Account maintenance fee. A broker charges an average of $20 to "maintain" each mutual fund in your account. This fee is paid annually by a mutual fund to your broker. If you hold four mutual funds, your broker is being paid $80 a year.
Revenue-sharing fee. This is a fee the management company of each mutual fund pays the broker for "marketing." It can range between 0.10 percent and 0.40 percent of your assets, so a 0.20 percent fee is generating $60 a year from a $30,000 account. This is a hidden cost, but you can be sure you're paying it.
If you add up all the fees in my example, your broker is receiving as much as $215 a year to oversee four mutual fund investments.

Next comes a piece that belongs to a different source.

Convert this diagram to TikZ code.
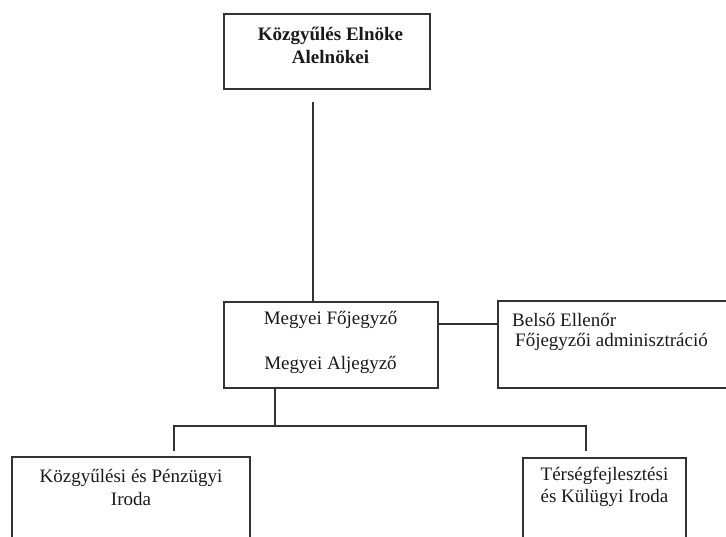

If you chose to buy the same four funds directly from a fund, you would not pay the extra fees, and your fund's cost would be about $40 a year, or an average of $10 for each fund for record-keeping. Subtract $40 from $215, and you are paying as much as $175 a year in extra fees by investing through a broker for every $30,000 you have in mutual funds.
The Hidden Cost
This may not sound like much money, but these fees add up to more than 50 basis points, or 0.58 percent of your assets each year, on average. If you expect to earn 5 percent a year on your investments, remember that these extra fees mean you are losing out on 10 percent of whatever that 5 percent return equals in asset gains.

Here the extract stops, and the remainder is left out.